--- Dataset content ---

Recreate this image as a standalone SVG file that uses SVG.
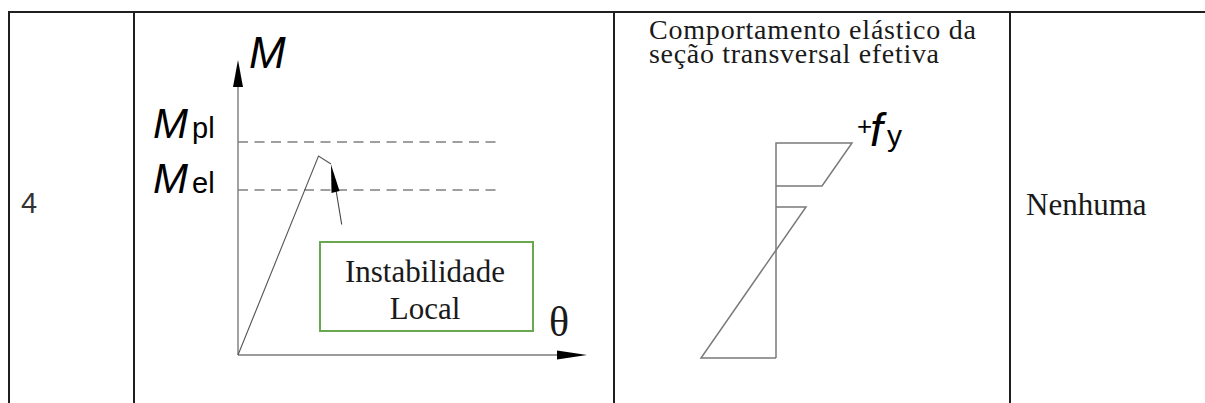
<svg xmlns="http://www.w3.org/2000/svg" width="1205" height="403" viewBox="0 0 1205 403">
  <style>
    .grid { stroke: #1f1f1f; stroke-width: 2; fill: none; }
    .axis { stroke: #7a7a7a; stroke-width: 1.4; fill: none; }
    .dash { stroke: #808080; stroke-width: 1.3; stroke-dasharray: 10 6.5; fill: none; }
    .curve { stroke: #555; stroke-width: 1.1; fill: none; }
    .stress { stroke: #7a7a7a; stroke-width: 1.5; fill: none; }
    .serif { font-family: "Liberation Serif", "Times New Roman", serif; fill: #1a1a1a; }
    .sans { font-family: "Liberation Sans", Arial, sans-serif; fill: #000; }
    .ital { font-style: italic; }
  </style>
  <rect width="1205" height="403" fill="#fff"/>

  <g id="table">
    <line class="grid" x1="8" y1="12" x2="1205" y2="12"/>
    <line class="grid" x1="9" y1="12" x2="9" y2="403"/>
    <line class="grid" x1="134" y1="12" x2="134" y2="403"/>
    <line class="grid" x1="614" y1="12" x2="614" y2="403"/>
    <line class="grid" x1="1010" y1="12" x2="1010" y2="403"/>
  </g>

  <g id="cell-number">
    <text class="sans" x="21" y="213" font-size="29" style="fill:#333">4</text>
  </g>

  <g id="moment-graph">
    <line class="axis" x1="238" y1="355" x2="238" y2="84"/>
    <path d="M238,60 L233,87 L243,87 Z" fill="#000"/>
    <line class="axis" x1="238" y1="355" x2="560" y2="355"/>
    <path d="M587,355 L557,350.5 L557,359.5 Z" fill="#000"/>
    <line class="dash" x1="238" y1="142" x2="498" y2="142"/>
    <line class="dash" x1="238" y1="190" x2="498" y2="190"/>
    <polyline class="curve" points="238,355 318.5,156 331,164"/>
    <text class="sans ital" x="249" y="68" font-size="44">M</text>
    <text class="sans" x="153" y="138" font-size="42"><tspan class="ital">M</tspan><tspan font-size="29" dx="4">pl</tspan></text>
    <text class="sans" x="153" y="193" font-size="42"><tspan class="ital">M</tspan><tspan font-size="29" dx="4">el</tspan></text>
    <text class="serif" x="549" y="336" font-size="42">θ</text>
  </g>

  <g id="label-box">
    <rect x="320" y="242" width="213" height="89" fill="none" stroke="#6aa84f" stroke-width="2"/>
    <text class="serif" x="425" y="282" font-size="31" text-anchor="middle">Instabilidade</text>
    <text class="serif" x="425" y="319" font-size="31" text-anchor="middle">Local</text>
  </g>

  <g id="connectors">
    <line x1="341.7" y1="224.5" x2="336" y2="190" stroke="#444" stroke-width="1.1"/>
    <path d="M331,164.5 L331.5,193 L339.5,191 Z" fill="#000"/>
  </g>

  <g id="stress-diagram">
    <text class="serif" x="649" y="39" font-size="28" textLength="327" lengthAdjust="spacing">Comportamento elástico da</text>
    <text class="serif" x="649" y="63" font-size="28" textLength="290" lengthAdjust="spacing">seção transversal efetiva</text>
    <polyline class="stress" points="776,358 776,143 852,143 822,186 776,186"/>
    <polyline class="stress" points="776,207 806,207 701,358 776,358"/>
    <text class="sans" x="857" y="135" font-size="26">+</text>
    <text class="sans ital" x="870" y="146" font-size="46">f</text>
    <text class="sans" x="887" y="146" font-size="30">y</text>
  </g>

  <g id="cell-result">
    <text class="serif" x="1026" y="215" font-size="31">Nenhuma</text>
  </g>
</svg>
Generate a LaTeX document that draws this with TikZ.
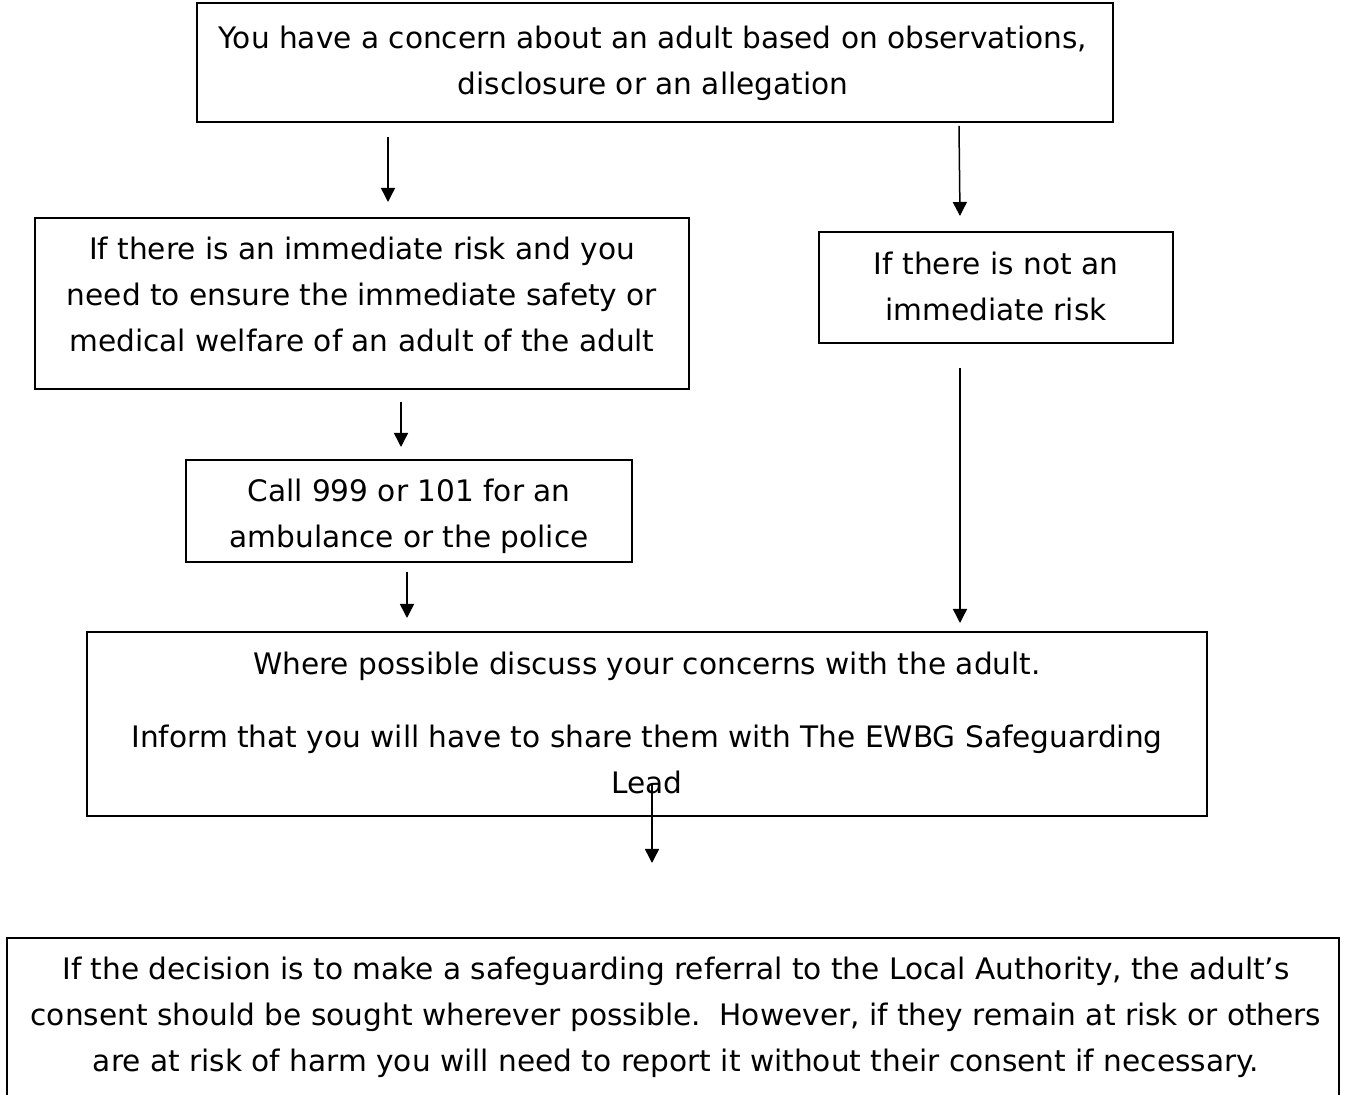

---

Given task: Copy out the listing exactly as it stands, but not the pictures.

Expected answer:
Recreate this image as a standalone SVG file that uses SVG.
<svg xmlns="http://www.w3.org/2000/svg" width="1205" height="403" viewBox="0 0 1205 403">
  <style>
    .grid { stroke: #1f1f1f; stroke-width: 2; fill: none; }
    .axis { stroke: #7a7a7a; stroke-width: 1.4; fill: none; }
    .dash { stroke: #808080; stroke-width: 1.3; stroke-dasharray: 10 6.5; fill: none; }
    .curve { stroke: #555; stroke-width: 1.1; fill: none; }
    .stress { stroke: #7a7a7a; stroke-width: 1.5; fill: none; }
    .serif { font-family: "Liberation Serif", "Times New Roman", serif; fill: #1a1a1a; }
    .sans { font-family: "Liberation Sans", Arial, sans-serif; fill: #000; }
    .ital { font-style: italic; }
  </style>
  <rect width="1205" height="403" fill="#fff"/>

  <g id="table">
    <line class="grid" x1="8" y1="12" x2="1205" y2="12"/>
    <line class="grid" x1="9" y1="12" x2="9" y2="403"/>
    <line class="grid" x1="134" y1="12" x2="134" y2="403"/>
    <line class="grid" x1="614" y1="12" x2="614" y2="403"/>
    <line class="grid" x1="1010" y1="12" x2="1010" y2="403"/>
  </g>

  <g id="cell-number">
    <text class="sans" x="21" y="213" font-size="29" style="fill:#333">4</text>
  </g>

  <g id="moment-graph">
    <line class="axis" x1="238" y1="355" x2="238" y2="84"/>
    <path d="M238,60 L233,87 L243,87 Z" fill="#000"/>
    <line class="axis" x1="238" y1="355" x2="560" y2="355"/>
    <path d="M587,355 L557,350.5 L557,359.5 Z" fill="#000"/>
    <line class="dash" x1="238" y1="142" x2="498" y2="142"/>
    <line class="dash" x1="238" y1="190" x2="498" y2="190"/>
    <polyline class="curve" points="238,355 318.5,156 331,164"/>
    <text class="sans ital" x="249" y="68" font-size="44">M</text>
    <text class="sans" x="153" y="138" font-size="42"><tspan class="ital">M</tspan><tspan font-size="29" dx="4">pl</tspan></text>
    <text class="sans" x="153" y="193" font-size="42"><tspan class="ital">M</tspan><tspan font-size="29" dx="4">el</tspan></text>
    <text class="serif" x="549" y="336" font-size="42">θ</text>
  </g>

  <g id="label-box">
    <rect x="320" y="242" width="213" height="89" fill="none" stroke="#6aa84f" stroke-width="2"/>
    <text class="serif" x="425" y="282" font-size="31" text-anchor="middle">Instabilidade</text>
    <text class="serif" x="425" y="319" font-size="31" text-anchor="middle">Local</text>
  </g>

  <g id="connectors">
    <line x1="341.7" y1="224.5" x2="336" y2="190" stroke="#444" stroke-width="1.1"/>
    <path d="M331,164.5 L331.5,193 L339.5,191 Z" fill="#000"/>
  </g>

  <g id="stress-diagram">
    <text class="serif" x="649" y="39" font-size="28" textLength="327" lengthAdjust="spacing">Comportamento elástico da</text>
    <text class="serif" x="649" y="63" font-size="28" textLength="290" lengthAdjust="spacing">seção transversal efetiva</text>
    <polyline class="stress" points="776,358 776,143 852,143 822,186 776,186"/>
    <polyline class="stress" points="776,207 806,207 701,358 776,358"/>
    <text class="sans" x="857" y="135" font-size="26">+</text>
    <text class="sans ital" x="870" y="146" font-size="46">f</text>
    <text class="sans" x="887" y="146" font-size="30">y</text>
  </g>

  <g id="cell-result">
    <text class="serif" x="1026" y="215" font-size="31">Nenhuma</text>
  </g>
</svg>
Generate a LaTeX document that draws this with TikZ.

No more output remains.